Pizzaliebe hin, Experimentierfreude her: Selbst in der ausgefeiltesten Pizzeria darf ein andersartiges Drumherum nicht fehlen. Für die Momente, an denen es etwas weniger kohlehydratlastig zugehen soll, gibt es etwa einen Burrata-Salat nach apulischer Art: Gelbe und rote Tomaten baden in Olivenöl. Die weiße Käsekugel obenauf wartet auf angriffslustige Gabeln, die ihr sahniges Inneres zum Auslaufen bringen.
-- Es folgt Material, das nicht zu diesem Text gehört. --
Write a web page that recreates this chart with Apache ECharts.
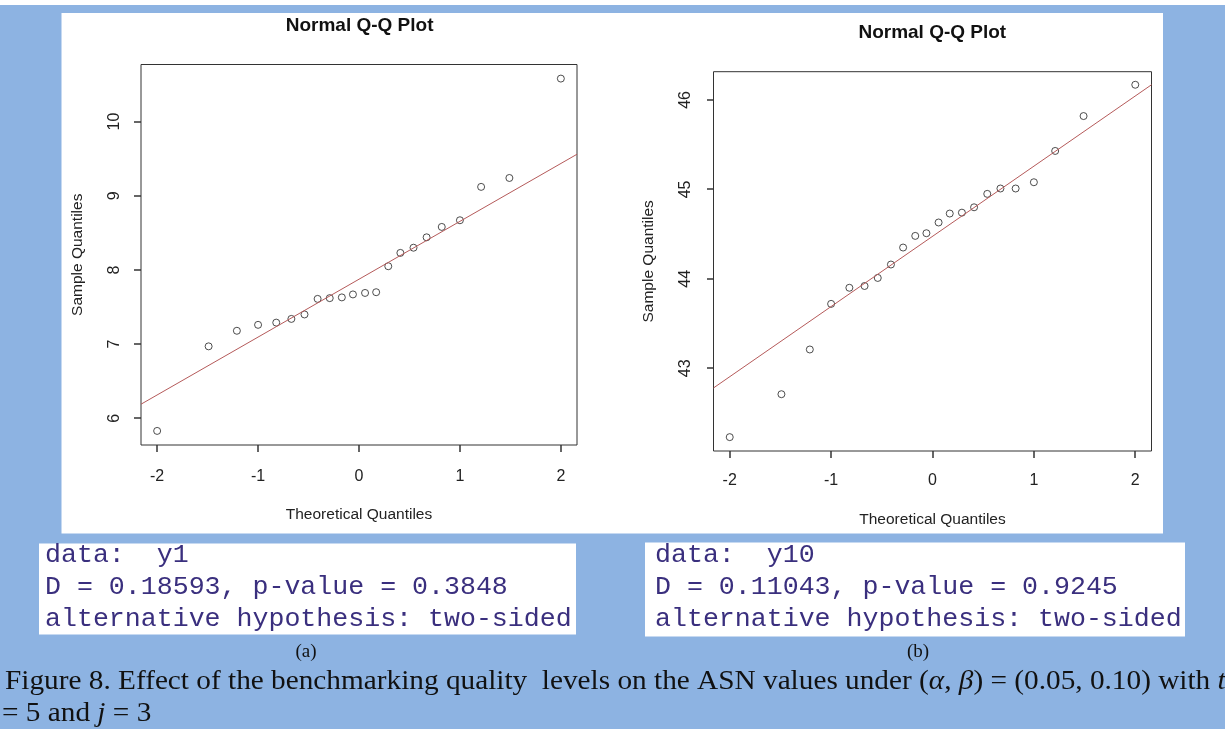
<!DOCTYPE html>
<html>
<head>
<meta charset="utf-8">
<script src="https://cdn.jsdelivr.net/npm/echarts@6/dist/echarts.min.js"></script>
<style>
  html, body { margin: 0; padding: 0; background: #8DB3E2; }
  #chart { width: 1225px; height: 729px; }
</style>
</head>
<body>
<div id="chart"></div>
<script>
// Theoretical normal quantiles (shared by both samples, n = 22)
const theoQuantiles = [-2.00, -1.49, -1.21, -1.00, -0.82, -0.67, -0.54, -0.41, -0.29, -0.17, -0.06,
                        0.06, 0.17, 0.29, 0.41, 0.54, 0.67, 0.82, 1.00, 1.21, 1.49, 2.00];
// Ordered sample values
const sampleY1 = [5.83, 6.97, 7.18, 7.26, 7.29, 7.34, 7.40, 7.61, 7.62, 7.63, 7.67,
                  7.69, 7.70, 8.05, 8.23, 8.30, 8.44, 8.58, 8.67, 9.12, 9.24, 10.58];
const sampleY10 = [42.23, 42.71, 43.21, 43.72, 43.90, 43.92, 44.01, 44.16, 44.35, 44.48, 44.51,
                   44.63, 44.73, 44.74, 44.80, 44.95, 45.01, 45.01, 45.08, 45.43, 45.82, 46.17];
// Reference (qqline) end points at the plot edges
const qqLineY1 = [[-2.16, 6.19], [2.16, 9.56]];
const qqLineY10 = [[-2.16, 42.78], [2.16, 46.17]];
// Axis ranges and tick labels
const xRange = [-2.16, 2.16];
const yRangeY1 = [5.64, 10.77];
const yRangeY10 = [42.075, 46.316];
const xTicks = [-2, -1, 0, 1, 2];
const yTicksY1 = [6, 7, 8, 9, 10];
const yTicksY10 = [43, 44, 45, 46];
// Kolmogorov-Smirnov test output
const ksY1 = ['data:  y1', 'D = 0.18593, p-value = 0.3848', 'alternative hypothesis: two-sided'];
const ksY10 = ['data:  y10', 'D = 0.11043, p-value = 0.9245', 'alternative hypothesis: two-sided'];
const panelLabels = ['(a)', '(b)'];
const captionLine1 = 'Figure 8. Effect of the benchmarking quality  levels on the ASN values under ({i|\u03b1}, {i|\u03b2}) = (0.05, 0.10) with {i|t}';
const captionLine2 = '= 5 and {i|j} = 3';

const SANS = '"Liberation Sans", Arial, sans-serif';
const SERIF = '"Liberation Serif", "Times New Roman", serif';
const MONO = '"Liberation Mono", "Courier New", monospace';
const INK = '#222';
const FRAME = '#333';
const TICK_LEN = 7;

const chart = echarts.init(document.getElementById('chart'), null, { renderer: 'canvas' });

function pairs(xs, ys) { return xs.map((x, i) => [x, ys[i]]); }

function xAxisFor(gridIndex, labelMargin, nameGap) {
  return {
    type: 'value', gridIndex, min: xRange[0], max: xRange[1], position: 'bottom',
    name: 'Theoretical Quantiles', nameLocation: 'middle', nameGap,
    nameTextStyle: { fontFamily: SANS, fontSize: 15.5, color: INK },
    axisLine: { show: false, onZero: false },
    splitLine: { show: false },
    axisTick: { show: false },
    axisLabel: { customValues: xTicks, margin: labelMargin, fontFamily: SANS, fontSize: 16, color: INK }
  };
}
function yAxisFor(gridIndex, range, ticks, labelMargin, nameGap) {
  return {
    type: 'value', gridIndex, min: range[0], max: range[1], position: 'left',
    name: 'Sample Quantiles', nameLocation: 'middle', nameGap,
    nameTextStyle: { fontFamily: SANS, fontSize: 15.5, color: INK },
    axisLine: { show: false, onZero: false },
    splitLine: { show: false },
    axisTick: { show: false },
    axisLabel: { customValues: ticks, rotate: 90, margin: labelMargin, fontFamily: SANS, fontSize: 16, color: INK }
  };
}

function textBox(x, y, w, h, lines, textX) {
  const items = [{ type: 'rect', shape: { x, y, width: w, height: h }, style: { fill: '#fff' }, silent: true }];
  const rows = [555, 587, 619];
  lines.forEach((t, i) => items.push({
    type: 'text', x: textX, y: rows[i],
    style: { text: t, fontFamily: MONO, fontSize: 26.6, fill: '#3a2f7e', textAlign: 'left', textVerticalAlign: 'middle' }
  }));
  return items;
}

// Horizontal squeeze of the caption so line 1 spans the page width
const measureCtx = document.createElement('canvas').getContext('2d');
measureCtx.font = '28px ' + SERIF;
const plainCaption = captionLine1.replace(/\{i\|([^}]*)\}/g, '$1');
const captionScale = 1221 / measureCtx.measureText(plainCaption).width;

const captionRich = { i: { fontStyle: 'italic', fontFamily: SERIF, fontSize: 28, fill: '#111' } };

const graphics = [
  { type: 'rect', shape: { x: 0, y: 0, width: 1225, height: 5 }, style: { fill: '#fff' }, silent: true, z: -10 },
  { type: 'rect', shape: { x: 61.5, y: 13, width: 1101.5, height: 520.5 }, style: { fill: '#fff' }, silent: true, z: -10 },
  { type: 'text', x: 359.6, y: 26, style: { text: 'Normal Q-Q Plot', fontFamily: SANS, fontWeight: 'bold', fontSize: 19, fill: '#111', textAlign: 'center', textVerticalAlign: 'middle' } },
  { type: 'text', x: 932.3, y: 32.7, style: { text: 'Normal Q-Q Plot', fontFamily: SANS, fontWeight: 'bold', fontSize: 19, fill: '#111', textAlign: 'center', textVerticalAlign: 'middle' } },
  ...textBox(39, 543.5, 537, 91, ksY1, 45),
  ...textBox(645, 542.5, 540, 94, ksY10, 655),
  { type: 'text', x: 306, y: 652, style: { text: panelLabels[0], fontFamily: SERIF, fontSize: 19, fill: '#111', textAlign: 'center', textVerticalAlign: 'middle' } },
  { type: 'text', x: 918, y: 652, style: { text: panelLabels[1], fontFamily: SERIF, fontSize: 19, fill: '#111', textAlign: 'center', textVerticalAlign: 'middle' } },
  { type: 'text', x: 5, y: 682, scaleX: captionScale, style: { text: captionLine1, rich: captionRich, fontFamily: SERIF, fontSize: 28, fill: '#111', textAlign: 'left', textVerticalAlign: 'middle' } },
  { type: 'text', x: 2, y: 713.5, scaleX: captionScale, style: { text: captionLine2, rich: captionRich, fontFamily: SERIF, fontSize: 28, fill: '#111', textAlign: 'left', textVerticalAlign: 'middle' } }
];

const option = {
  backgroundColor: 'transparent',
  animation: false,
  grid: [
    { left: 141, top: 64.5, width: 436, height: 380.5, show: true, borderColor: FRAME, borderWidth: 1, backgroundColor: 'transparent' },
    { left: 713.5, top: 71.7, width: 438, height: 379.3, show: true, borderColor: FRAME, borderWidth: 1, backgroundColor: 'transparent' }
  ],
  xAxis: [xAxisFor(0, 24, 62), xAxisFor(1, 22, 61)],
  yAxis: [yAxisFor(0, yRangeY1, yTicksY1, 18.5, 55), yAxisFor(1, yRangeY10, yTicksY10, 20, 57)],
  series: [
    { type: 'scatter', xAxisIndex: 0, yAxisIndex: 0, data: pairs(theoQuantiles, sampleY1),
      symbol: 'circle', symbolSize: 7, itemStyle: { color: 'rgba(255,255,255,0)', borderColor: '#222', borderWidth: 1 } },
    { type: 'line', xAxisIndex: 0, yAxisIndex: 0, data: qqLineY1, showSymbol: false, symbol: 'none',
      lineStyle: { color: '#b55a5a', width: 1 }, z: 3 },
    { type: 'scatter', xAxisIndex: 1, yAxisIndex: 1, data: pairs(theoQuantiles, sampleY10),
      symbol: 'circle', symbolSize: 7, itemStyle: { color: 'rgba(255,255,255,0)', borderColor: '#222', borderWidth: 1 } },
    { type: 'line', xAxisIndex: 1, yAxisIndex: 1, data: qqLineY10, showSymbol: false, symbol: 'none',
      lineStyle: { color: '#b55a5a', width: 1 }, z: 3 }
  ],
  graphic: graphics
};
chart.setOption(option);

// Outward R-style tick marks, placed with the axes' own scales
function tickMarks(axisIndex, yRange, yTicks) {
  const marks = [];
  const px = (pt) => chart.convertToPixel({ xAxisIndex: axisIndex, yAxisIndex: axisIndex }, pt);
  xTicks.forEach(v => {
    const p = px([v, yRange[0]]);
    const x = Math.round(p[0]), y = Math.round(p[1]);
    marks.push({ type: 'line', z: 100, silent: true, shape: { x1: x, y1: y, x2: x, y2: y + TICK_LEN }, style: { stroke: FRAME, lineWidth: 1.5 } });
  });
  yTicks.forEach(v => {
    const p = px([xRange[0], v]);
    const x = Math.round(p[0]), y = Math.round(p[1]);
    marks.push({ type: 'line', z: 100, silent: true, shape: { x1: x, y1: y, x2: x - TICK_LEN, y2: y }, style: { stroke: FRAME, lineWidth: 1.5 } });
  });
  return marks;
}
chart.setOption({ graphic: graphics.concat(tickMarks(0, yRangeY1, yTicksY1), tickMarks(1, yRangeY10, yTicksY10)) });
</script>
</body>
</html>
Raffiniertes Gimmick: ein hausgemachtes Basilikumsalz. Würzt, sieht schick aus und verstärkt elegant das Aroma der frischen Blättchen. Das Begleitbrot kommt als rösche Focaccia aus dem Steinofen.
Wenn’s richtig gewagt sein soll: Erst den Salat essen und gleich danach ein Tiramisu „from Mamma recipe". Das muss Mamma schon für den kleinen Gianluca einprägsam zubereitet haben. Es ist kindertauglich ohne Alkohol. Die klassische Mascarpone-Creme wird mit Haselnüssen und Kakao ergänzt. „Und mit selbst gemachter Savoiardi", sagt Simonati. Der italienische Name für Löffelbiskuits klingt doch gleich viel spektakulärer. In einem Lokal, in dem Backen und Experimentieren Hauptbeschäftigungen sind, ist das geradezu Pflicht und Leidenschaft gleich mit dazu.